I was speaking to a fellow Viking fan recently and mentioned Adrian "AD" Peterson's fumbling problem. His response was immediate and visceral: "What problem? Walter Payton fumbled a lot, too."

It is true that Sweetness fumbled a lot. But it's also true that the Bears lost more games when he fumbled.

I can't find per-game fumble stats for Payton's era, but according to pro-football-reference.com, he fumbled 86 times in his career, which equates to 2.0 percent of his touches (rushing attempts + receptions).

Sweetness kept his fumble rate below 2.0 percent in eight of 13 seasons. In those eight seasons, the Bears' W-L record was 74-47.

In other the five seasons, the Bears were 37-36. Clearly, his fumbling mattered.

Per-game fumble stats are available for AD. He's played 49 games in his career (including three playoff games).

In AD's three seasons, the Vikes have been 20-13 when AD did not fumble. When he did, their record was 9-7. Not quite as big a drop off as when Sweetness put the rock on the ground a lot, but still signficant.

Maybe most significant is what happened in the last game of the '09 season, the NFCC loss to the Saints. AD officially is charged with "only" two fumbles in that game, both of which were recovered by Minnesota.

But the one that really mattered was actually charged to QB Brett Favre. The score was tied with a minute left in first half, Vikings ball, second down at the Saints four-yard line. Seemingly an excellent opportunity to go into the locker room up by a TD.

But opportunities can be fumbled away. Which is exactly what happened when Favre attempted a routine handoff to AD on that second down.

Looking at the replay, it's clear the botched exchange was AD's fault. The QB can't give you the ball if the pocket you present is smaller than the ball. Apparently the statisticians don't have any wiggle room in those situations, and automatically place the statistical blame on the QB.

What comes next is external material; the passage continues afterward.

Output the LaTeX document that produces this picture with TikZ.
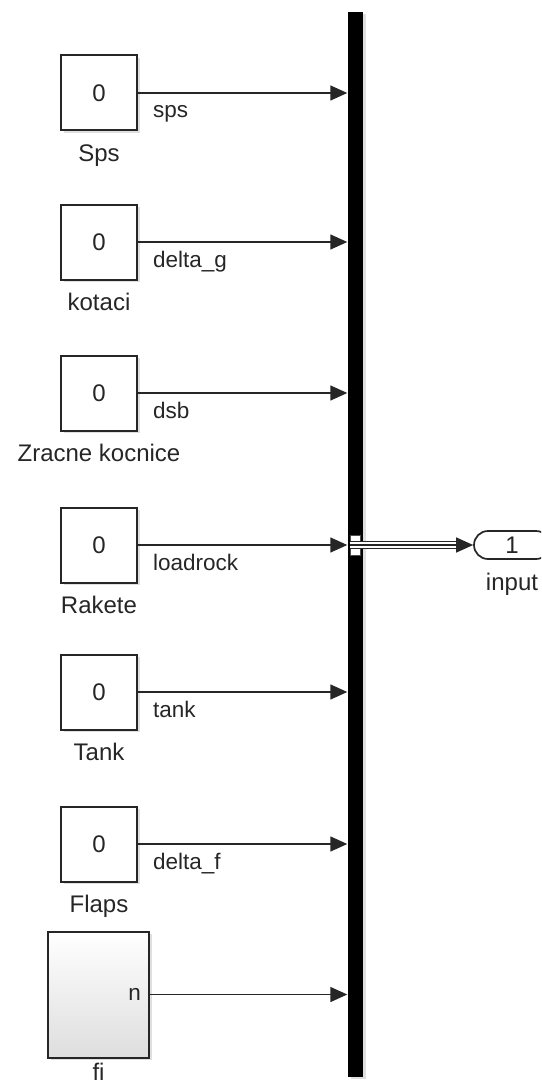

Either way, the Vikes ended up three points short on the scoreboard.

Am I saying AD lost the game? No, the meltdown in the final 19 seconds of the fourth quarter (12 men on the field, then the INT) was much more cataclysmic than that red zone fumble. It was truly a team loss...even the coach most responsible for making sure players on offense all know exactly when they're supposed to be on the field (and off of it) is culpable and should share some of the blame.

But would the team have even been in a position to screw up monumentally like that with 19 seconds left, had AD remembered in the first half that being the ball carrier means you actually have to carry the ball ?

We'll never know. But it's clear, not fumbling at that point would have been much, much better than fumbling. Clearly going into the locker room after scoring in the final minute of the half was a gigantic opportunity squandered.

Clearly the fumbling is a problem, a big problem, any time you leave points on the field like that. In a game like that.

Bottom line, even if Sweetness and AD both have been historic, special athletes, that doesn't mean they're above all criticism. Football is still a team sport, and for this fan, winning championships is still more important than winning rushing titles or getting into the Hall of Fame.

I'd hope AD would be the first to admit that he has a fumbling problem (at least behind closed doors). I'd think Sweetness would, too, if he were still with us.

Denying the existence of a problem won't make it go away. Hopefully AD, his position coach Eric Bieniemy, and head coach Brad Childress are all on the same page this offseason and work together to address said problem.